Exercise.
Identify each line containing the word "document" and copy it.

Data to process.
## start

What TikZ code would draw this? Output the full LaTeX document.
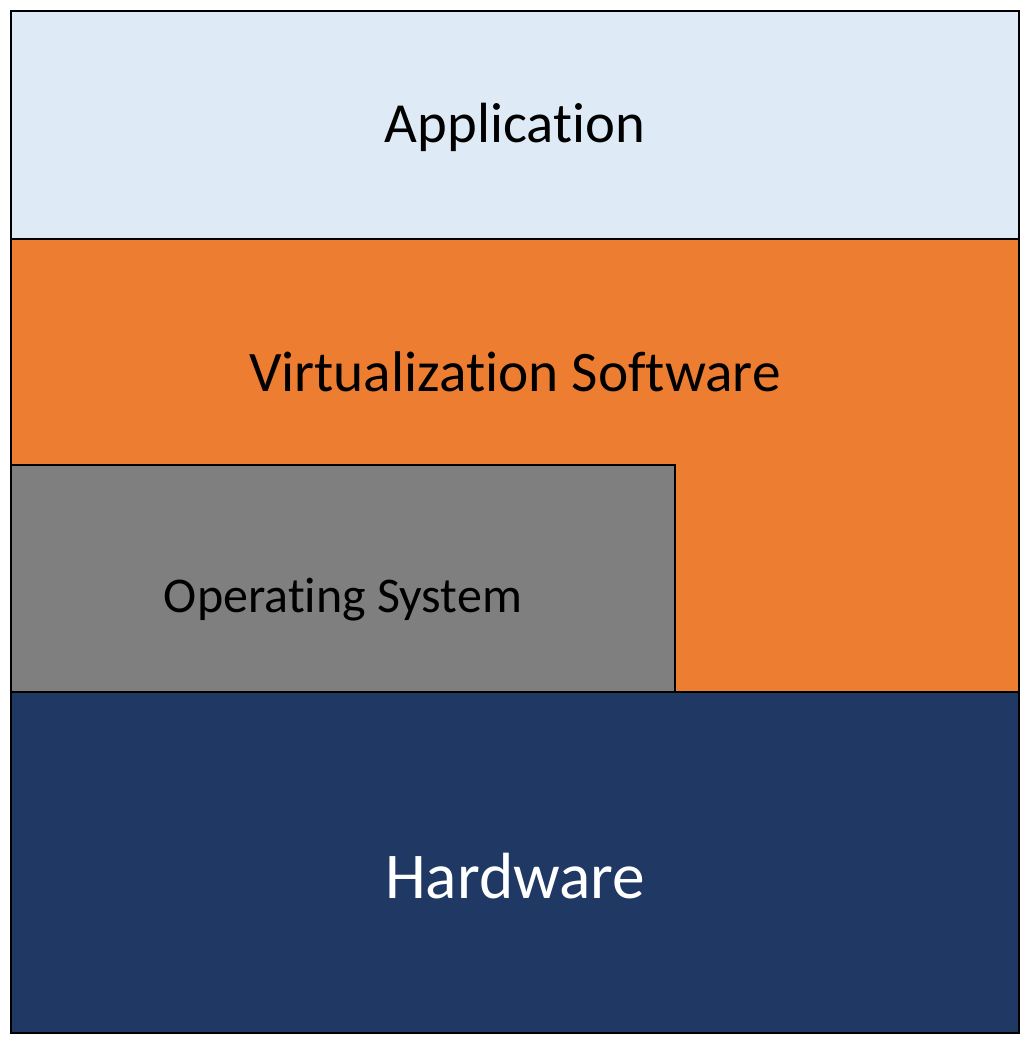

## end
## start

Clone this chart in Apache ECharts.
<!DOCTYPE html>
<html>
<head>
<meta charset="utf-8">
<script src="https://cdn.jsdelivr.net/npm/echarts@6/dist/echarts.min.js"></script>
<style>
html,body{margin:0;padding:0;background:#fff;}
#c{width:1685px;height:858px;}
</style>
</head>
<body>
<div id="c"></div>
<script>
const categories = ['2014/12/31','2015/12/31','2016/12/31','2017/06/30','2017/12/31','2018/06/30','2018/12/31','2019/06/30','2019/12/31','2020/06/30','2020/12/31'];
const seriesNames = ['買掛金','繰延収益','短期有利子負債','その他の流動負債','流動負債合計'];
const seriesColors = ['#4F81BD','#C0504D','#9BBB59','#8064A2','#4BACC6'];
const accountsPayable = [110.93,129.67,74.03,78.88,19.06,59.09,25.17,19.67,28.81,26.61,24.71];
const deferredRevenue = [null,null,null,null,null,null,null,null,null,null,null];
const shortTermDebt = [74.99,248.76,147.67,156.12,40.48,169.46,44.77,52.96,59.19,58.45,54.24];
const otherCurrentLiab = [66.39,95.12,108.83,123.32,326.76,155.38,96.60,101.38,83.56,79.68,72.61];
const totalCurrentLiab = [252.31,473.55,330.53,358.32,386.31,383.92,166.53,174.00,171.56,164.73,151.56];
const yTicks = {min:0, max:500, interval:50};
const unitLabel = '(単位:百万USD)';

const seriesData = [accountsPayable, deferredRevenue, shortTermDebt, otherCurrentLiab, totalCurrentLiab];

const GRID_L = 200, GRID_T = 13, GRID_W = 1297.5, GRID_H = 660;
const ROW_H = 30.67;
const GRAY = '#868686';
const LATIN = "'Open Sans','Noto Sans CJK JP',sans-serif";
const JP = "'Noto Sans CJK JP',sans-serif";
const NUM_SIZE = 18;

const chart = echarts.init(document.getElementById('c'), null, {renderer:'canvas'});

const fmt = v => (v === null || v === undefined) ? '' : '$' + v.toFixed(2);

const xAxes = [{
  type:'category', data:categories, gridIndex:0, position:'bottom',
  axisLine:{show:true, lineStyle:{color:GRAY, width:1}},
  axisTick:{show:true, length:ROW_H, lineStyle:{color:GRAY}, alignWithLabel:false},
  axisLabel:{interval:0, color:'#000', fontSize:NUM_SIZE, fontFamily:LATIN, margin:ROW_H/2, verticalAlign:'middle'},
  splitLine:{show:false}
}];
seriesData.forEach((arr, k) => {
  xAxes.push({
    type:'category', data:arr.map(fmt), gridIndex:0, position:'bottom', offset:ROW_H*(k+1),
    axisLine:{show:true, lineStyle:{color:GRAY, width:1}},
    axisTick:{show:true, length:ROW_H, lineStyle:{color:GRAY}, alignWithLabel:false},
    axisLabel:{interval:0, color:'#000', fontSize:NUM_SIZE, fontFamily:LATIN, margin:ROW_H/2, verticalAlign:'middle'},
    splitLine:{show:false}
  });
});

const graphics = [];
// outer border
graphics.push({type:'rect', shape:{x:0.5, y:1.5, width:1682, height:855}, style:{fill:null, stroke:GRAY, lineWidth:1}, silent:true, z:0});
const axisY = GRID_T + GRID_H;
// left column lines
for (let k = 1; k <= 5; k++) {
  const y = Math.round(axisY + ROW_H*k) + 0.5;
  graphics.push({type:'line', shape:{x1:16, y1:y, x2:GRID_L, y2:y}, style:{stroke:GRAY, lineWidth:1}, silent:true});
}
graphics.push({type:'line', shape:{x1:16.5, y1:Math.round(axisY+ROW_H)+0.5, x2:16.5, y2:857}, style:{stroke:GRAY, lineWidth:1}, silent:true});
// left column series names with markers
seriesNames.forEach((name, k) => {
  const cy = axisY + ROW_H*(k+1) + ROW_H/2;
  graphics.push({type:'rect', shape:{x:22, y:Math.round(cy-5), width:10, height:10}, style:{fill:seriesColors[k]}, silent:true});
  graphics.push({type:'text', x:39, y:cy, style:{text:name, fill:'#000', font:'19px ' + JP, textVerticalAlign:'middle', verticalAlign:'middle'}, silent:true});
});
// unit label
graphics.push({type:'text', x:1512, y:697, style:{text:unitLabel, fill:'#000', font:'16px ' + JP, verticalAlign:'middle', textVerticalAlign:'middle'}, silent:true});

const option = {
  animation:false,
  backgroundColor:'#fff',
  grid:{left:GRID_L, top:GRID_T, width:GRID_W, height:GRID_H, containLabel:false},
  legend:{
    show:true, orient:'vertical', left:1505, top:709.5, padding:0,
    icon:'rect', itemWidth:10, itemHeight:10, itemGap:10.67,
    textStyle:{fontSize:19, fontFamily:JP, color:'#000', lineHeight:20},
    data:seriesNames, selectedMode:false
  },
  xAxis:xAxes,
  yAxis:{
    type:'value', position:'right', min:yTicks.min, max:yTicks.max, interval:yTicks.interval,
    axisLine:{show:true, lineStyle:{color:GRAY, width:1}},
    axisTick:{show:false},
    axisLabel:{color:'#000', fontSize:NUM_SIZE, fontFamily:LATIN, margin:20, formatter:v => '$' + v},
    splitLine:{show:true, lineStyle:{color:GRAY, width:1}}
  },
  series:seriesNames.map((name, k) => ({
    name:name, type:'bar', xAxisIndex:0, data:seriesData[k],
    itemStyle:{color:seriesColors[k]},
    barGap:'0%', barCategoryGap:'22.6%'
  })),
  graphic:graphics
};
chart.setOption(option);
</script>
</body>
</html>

## end

Result of the exercise.
What TikZ code would draw this? Output the full LaTeX document.
const chart = echarts.init(document.getElementById('c'), null, {renderer:'canvas'});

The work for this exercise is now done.